• [Source data]
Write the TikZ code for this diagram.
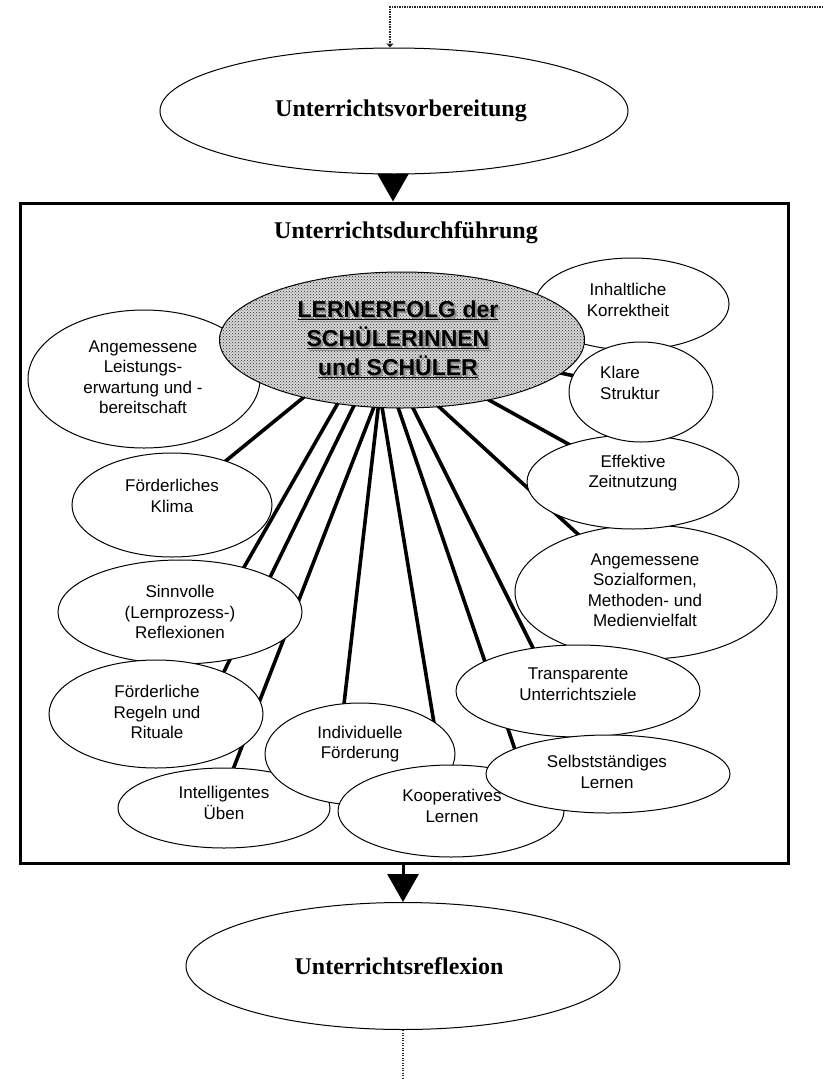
\documentclass[tikz,border=0pt]{standalone}
\usepackage{fontspec}
\setmainfont{Liberation Serif}
\newfontfamily\arialf{Liberation Sans}
\usetikzlibrary{arrows.meta,patterns,shapes.geometric}
\tikzset{
  sat/.style={draw, ellipse, fill=white, line width=1pt, inner sep=0pt},
  stxt/.style={font=\arialf\fontsize{17}{20.5}\selectfont, align=center, inner sep=0pt},
  ttl/.style={font=\fontsize{24}{28}\selectfont\bfseries, inner sep=0pt},
  conn/.style={line width=3.6pt},
  dotline/.style={line width=1.4pt, black!85, dash pattern=on 1.4pt off 1.1pt},
  bigarrow/.style={line width=3pt, -{Triangle[length=28pt,width=31pt]}}
}
\begin{document}
\begin{tikzpicture}[x=1pt,y=-1pt]
\fill[white] (0,0) rectangle (823,1079);
\useasboundingbox (0,0) rectangle (823,1079);

% top and bottom ellipses, box
\node[sat, minimum width=468pt, minimum height=126pt] (vor) at (394,111) {};
\node[ttl] (vortxt) at (401,111) {Unterrichtsvorbereitung};
\node[draw, line width=3pt, minimum width=768pt, minimum height=660pt, inner sep=0pt] (box) at (404,533) {};
\node[ttl] (boxtxt) at (406,233) {Unterrichtsdurchführung};
\node[sat, minimum width=434pt, minimum height=127pt] (refl) at (403,966) {};
\node[ttl] (refltxt) at (399,966) {Unterrichtsreflexion};

% dotted loop lines
\coordinate (dr) at (823,7);
\coordinate (db) at (403,1079);
\draw[dotline, -{Triangle[length=4pt,width=7pt]}] (dr) -- ([xshift=-4pt]vor.north |- dr) -- ([xshift=-4pt]vor.north);
\draw[dotline] (refl.south) -- (db);

% big arrows
\draw[bigarrow] ([xshift=-1pt]vor.south) -- ([xshift=-1pt]vor.south |- box.north);
\draw[bigarrow] (box.south -| refl.north) -- (refl.north);

% center reference
\coordinate (lc) at (402,340);

% satellite centres
\path (172,505) coordinate (klimac) (180,612) coordinate (sinnc) (156,714) coordinate (regelnc)
      (224,808) coordinate (intelc) (360,754) coordinate (indivc) (451,811) coordinate (koopc)
      (608,774) coordinate (selbc) (578,691) coordinate (transc) (646,592) coordinate (sozc)
      (633,482) coordinate (effc) (641,392) coordinate (klarec);
% connectors (beneath everything)
\draw[conn] ([shift={(-65,30)}]lc) -- ([shift={(28,-23)}]klimac);
\draw[conn] ([shift={(-28,0)}]lc) -- ([shift={(51,-22)}]sinnc);
\draw[conn] ([shift={(-16,0)}]lc) -- ([shift={(59,-24)}]regelnc);
\draw[conn] ([shift={(-2,0)}]lc) -- ([shift={(1,-18)}]intelc);
\draw[conn] ([shift={(-16,0)}]lc) -- ([shift={(-19,-24)}]indivc);
\draw[conn] ([shift={(-31,0)}]lc) -- ([shift={(-6,-21)}]koopc);
\draw[conn] ([shift={(-27,0)}]lc) -- ([shift={(-86,-4)}]selbc);
\draw[conn] ([shift={(-23,0)}]lc) -- ([shift={(-29,-11)}]transc);
\draw[conn] ([shift={(-14,20)}]lc) -- ([shift={(-29,-22)}]sozc);
\draw[conn] ([shift={(33,30)}]lc) -- ([shift={(-18,-12)}]effc);
\draw[conn] ([shift={(98,20)}]lc) -- ([shift={(-1,-2)}]klarec);

% ellipses
\node[sat, minimum width=194pt, minimum height=92pt] (inh) at (632,304) {};
\node[sat, minimum width=232pt, minimum height=138pt] (leist) at (144,379) {};
\node[draw, ellipse, line width=1pt, fill=gray!30, inner sep=0pt,
      postaction={pattern=crosshatch dots, pattern color=black!85},
      minimum width=365pt, minimum height=136pt] (lern) at (lc) {};
\node[sat, minimum width=262pt, minimum height=134pt] (soz) at (sozc) {};
\node[sat, minimum width=212pt, minimum height=94pt] (eff) at (effc) {};
\node[sat, minimum width=144pt, minimum height=100pt] (klare) at (klarec) {};
\node[sat, minimum width=244pt, minimum height=92pt] (trans) at (transc) {};
\node[sat, minimum width=200pt, minimum height=104pt] (klima) at (klimac) {};
\node[sat, minimum width=244pt, minimum height=104pt] (sinn) at (sinnc) {};
\node[sat, minimum width=214pt, minimum height=108pt] (regeln) at (regelnc) {};
\node[sat, minimum width=212pt, minimum height=80pt] (intel) at (intelc) {};
\node[sat, minimum width=190pt, minimum height=102pt] (indiv) at (indivc) {};
\node[sat, minimum width=226pt, minimum height=92pt] (koop) at (koopc) {};
\node[sat, minimum width=244pt, minimum height=78pt] (selb) at (selbc) {};

% texts
\node[stxt] (inhtxt) at (628,300) {Inhaltliche\\Korrektheit};
\node[stxt, anchor=west, align=left] (klaretxt) at (600,383) {Klare\\Struktur};
\node[stxt] (efftxt) at (633,473) {Effektive\\Zeitnutzung};
\node[stxt] (soztxt) at (645,590) {Angemessene\\Sozialformen,\\Methoden- und\\Medienvielfalt};
\node[stxt] (transtxt) at (578,684) {Transparente\\Unterrichtsziele};
\node[stxt] (selbtxt) at (607,772) {Selbstständiges\\Lernen};
\node[stxt] (kooptxt) at (452,806) {Kooperatives\\Lernen};
\node[stxt] (indivtxt) at (360,744) {Individuelle\\Förderung};
\node[stxt] (inteltxt) at (224,803) {Intelligentes\\Üben};
\node[stxt] (regelntxt) at (157,712) {Förderliche\\Regeln und\\Rituale};
\node[stxt] (sinntxt) at (180,612) {Sinnvolle\\(Lernprozess-)\\Reflexionen};
\node[stxt] (klimatxt) at (172,496) {Förderliches\\Klima};
\node[stxt] (leisttxt) at (143,377) {Angemessene\\Leistungs-\\erwartung und -\\bereitschaft};

% center text with shadow
\node[font=\arialf\bfseries\fontsize{23}{29}\selectfont, align=center, inner sep=0pt, text=black!45] (lernshadow) at (400,341) {\underline{LERNERFOLG der}\\\underline{SCHÜLERINNEN}\\\underline{und SCHÜLER}};
\node[font=\arialf\bfseries\fontsize{23}{29}\selectfont, align=center, inner sep=0pt] (lerntxt) at (398,339) {\underline{LERNERFOLG der}\\\underline{SCHÜLERINNEN}\\\underline{und SCHÜLER}};
\end{tikzpicture}
\end{document}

• [Problem statement]
With the pictures left out, transcribe the material exactly.

• [Response to this exercise]
Write the TikZ code for this diagram.
\documentclass[tikz,border=0pt]{standalone}
\usepackage{fontspec}
\setmainfont{Liberation Serif}
\newfontfamily\arialf{Liberation Sans}
\usetikzlibrary{arrows.meta,patterns,shapes.geometric}
\tikzset{
  sat/.style={draw, ellipse, fill=white, line width=1pt, inner sep=0pt},
  stxt/.style={font=\arialf\fontsize{17}{20.5}\selectfont, align=center, inner sep=0pt},
  ttl/.style={font=\fontsize{24}{28}\selectfont\bfseries, inner sep=0pt},
  conn/.style={line width=3.6pt},
  dotline/.style={line width=1.4pt, black!85, dash pattern=on 1.4pt off 1.1pt},
  bigarrow/.style={line width=3pt, -{Triangle[length=28pt,width=31pt]}}
}
\begin{document}
\begin{tikzpicture}[x=1pt,y=-1pt]
\fill[white] (0,0) rectangle (823,1079);
\useasboundingbox (0,0) rectangle (823,1079);

% top and bottom ellipses, box
\node[sat, minimum width=468pt, minimum height=126pt] (vor) at (394,111) {};
\node[ttl] (vortxt) at (401,111) {Unterrichtsvorbereitung};
\node[draw, line width=3pt, minimum width=768pt, minimum height=660pt, inner sep=0pt] (box) at (404,533) {};
\node[ttl] (boxtxt) at (406,233) {Unterrichtsdurchführung};
\node[sat, minimum width=434pt, minimum height=127pt] (refl) at (403,966) {};
\node[ttl] (refltxt) at (399,966) {Unterrichtsreflexion};

% dotted loop lines
\coordinate (dr) at (823,7);
\coordinate (db) at (403,1079);
\draw[dotline, -{Triangle[length=4pt,width=7pt]}] (dr) -- ([xshift=-4pt]vor.north |- dr) -- ([xshift=-4pt]vor.north);
\draw[dotline] (refl.south) -- (db);

% big arrows
\draw[bigarrow] ([xshift=-1pt]vor.south) -- ([xshift=-1pt]vor.south |- box.north);
\draw[bigarrow] (box.south -| refl.north) -- (refl.north);

% center reference
\coordinate (lc) at (402,340);

% satellite centres
\path (172,505) coordinate (klimac) (180,612) coordinate (sinnc) (156,714) coordinate (regelnc)
      (224,808) coordinate (intelc) (360,754) coordinate (indivc) (451,811) coordinate (koopc)
      (608,774) coordinate (selbc) (578,691) coordinate (transc) (646,592) coordinate (sozc)
      (633,482) coordinate (effc) (641,392) coordinate (klarec);
% connectors (beneath everything)
\draw[conn] ([shift={(-65,30)}]lc) -- ([shift={(28,-23)}]klimac);
\draw[conn] ([shift={(-28,0)}]lc) -- ([shift={(51,-22)}]sinnc);
\draw[conn] ([shift={(-16,0)}]lc) -- ([shift={(59,-24)}]regelnc);
\draw[conn] ([shift={(-2,0)}]lc) -- ([shift={(1,-18)}]intelc);
\draw[conn] ([shift={(-16,0)}]lc) -- ([shift={(-19,-24)}]indivc);
\draw[conn] ([shift={(-31,0)}]lc) -- ([shift={(-6,-21)}]koopc);
\draw[conn] ([shift={(-27,0)}]lc) -- ([shift={(-86,-4)}]selbc);
\draw[conn] ([shift={(-23,0)}]lc) -- ([shift={(-29,-11)}]transc);
\draw[conn] ([shift={(-14,20)}]lc) -- ([shift={(-29,-22)}]sozc);
\draw[conn] ([shift={(33,30)}]lc) -- ([shift={(-18,-12)}]effc);
\draw[conn] ([shift={(98,20)}]lc) -- ([shift={(-1,-2)}]klarec);

% ellipses
\node[sat, minimum width=194pt, minimum height=92pt] (inh) at (632,304) {};
\node[sat, minimum width=232pt, minimum height=138pt] (leist) at (144,379) {};
\node[draw, ellipse, line width=1pt, fill=gray!30, inner sep=0pt,
      postaction={pattern=crosshatch dots, pattern color=black!85},
      minimum width=365pt, minimum height=136pt] (lern) at (lc) {};
\node[sat, minimum width=262pt, minimum height=134pt] (soz) at (sozc) {};
\node[sat, minimum width=212pt, minimum height=94pt] (eff) at (effc) {};
\node[sat, minimum width=144pt, minimum height=100pt] (klare) at (klarec) {};
\node[sat, minimum width=244pt, minimum height=92pt] (trans) at (transc) {};
\node[sat, minimum width=200pt, minimum height=104pt] (klima) at (klimac) {};
\node[sat, minimum width=244pt, minimum height=104pt] (sinn) at (sinnc) {};
\node[sat, minimum width=214pt, minimum height=108pt] (regeln) at (regelnc) {};
\node[sat, minimum width=212pt, minimum height=80pt] (intel) at (intelc) {};
\node[sat, minimum width=190pt, minimum height=102pt] (indiv) at (indivc) {};
\node[sat, minimum width=226pt, minimum height=92pt] (koop) at (koopc) {};
\node[sat, minimum width=244pt, minimum height=78pt] (selb) at (selbc) {};

% texts
\node[stxt] (inhtxt) at (628,300) {Inhaltliche\\Korrektheit};
\node[stxt, anchor=west, align=left] (klaretxt) at (600,383) {Klare\\Struktur};
\node[stxt] (efftxt) at (633,473) {Effektive\\Zeitnutzung};
\node[stxt] (soztxt) at (645,590) {Angemessene\\Sozialformen,\\Methoden- und\\Medienvielfalt};
\node[stxt] (transtxt) at (578,684) {Transparente\\Unterrichtsziele};
\node[stxt] (selbtxt) at (607,772) {Selbstständiges\\Lernen};
\node[stxt] (kooptxt) at (452,806) {Kooperatives\\Lernen};
\node[stxt] (indivtxt) at (360,744) {Individuelle\\Förderung};
\node[stxt] (inteltxt) at (224,803) {Intelligentes\\Üben};
\node[stxt] (regelntxt) at (157,712) {Förderliche\\Regeln und\\Rituale};
\node[stxt] (sinntxt) at (180,612) {Sinnvolle\\(Lernprozess-)\\Reflexionen};
\node[stxt] (klimatxt) at (172,496) {Förderliches\\Klima};
\node[stxt] (leisttxt) at (143,377) {Angemessene\\Leistungs-\\erwartung und -\\bereitschaft};

% center text with shadow
\node[font=\arialf\bfseries\fontsize{23}{29}\selectfont, align=center, inner sep=0pt, text=black!45] (lernshadow) at (400,341) {\underline{LERNERFOLG der}\\\underline{SCHÜLERINNEN}\\\underline{und SCHÜLER}};
\node[font=\arialf\bfseries\fontsize{23}{29}\selectfont, align=center, inner sep=0pt] (lerntxt) at (398,339) {\underline{LERNERFOLG der}\\\underline{SCHÜLERINNEN}\\\underline{und SCHÜLER}};
\end{tikzpicture}
\end{document}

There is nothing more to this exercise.